ICBA News Release
FOR IMMEDIATE RELEASE
ICBA Says Targeted Tax Relief Will Help Small Business Sector, Contribute to Broader Economic Recovery
Washington, D.C. (July 15, 2009)—The Independent Community Bankers of America (ICBA) today told Congress that although key tax-relief provisions in stimulus legislation passed earlier this year helped the nation’s more than 8,000 community banks continue to lend to small businesses, more targeted relief is needed to help Main Street economies fully recover.
“While our nation’s community banks did not cause the financial crisis, ICBA-advocated tax relief has helped them boost lending to small businesses to get our economy back on track,” said Paul Merski, ICBA senior vice president and chief economist, in testimony before the House Small Business Committee. “Additional reforms are needed, however, to further expand small business access to credit and help community banks fix the problems Wall Street has created for Main Street.”
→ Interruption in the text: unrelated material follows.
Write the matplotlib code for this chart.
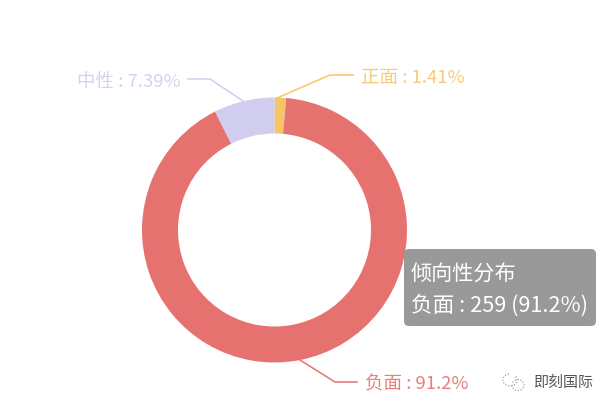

Small businesses are a critical part of the nation’s economy and job creation, and community banks—themselves small businesses—are key to small business lending. Community banks represent about 12 percent of the nation’s bank assets but make 31 percent of the dollar amount of all small business loans less than $1 million.
While the American Recovery and Reinvestment Act passed in February included many ICBA tax-relief proposals, more targeted tax efforts are needed. Merski laid out ICBA’s expanded tax-relief plan that will help the small business economy continue to thrive and contribute to broader economic recovery. Among its provisions, ICBA’s plan would:
- Expand the net operating loss carryback to five years or more;
- Boost the first-time homebuyer tax credit to $15,000 through 2010;
- Allow IRA shareholder investment in Subchapter S Corporations;
- Permit Subchapter S Corporations to issue preferred stock;
- Avoid tax hikes on small businesses during the recession;
- Expand Small Business Administration loan programs; and
- Ensure more reasonable bank regulations and exams to avoid choking off credit.
ICBA thanks House Small Business Committee Chairman Nydia Velazquez (D-N.Y.), Ranking Member Sam Graves (R-Mo.) and the other members of the committee and looks forward to working with Congress to ensure the nation’s tax policies help common-sense community banks and other small businesses continue to contribute to economic recovery.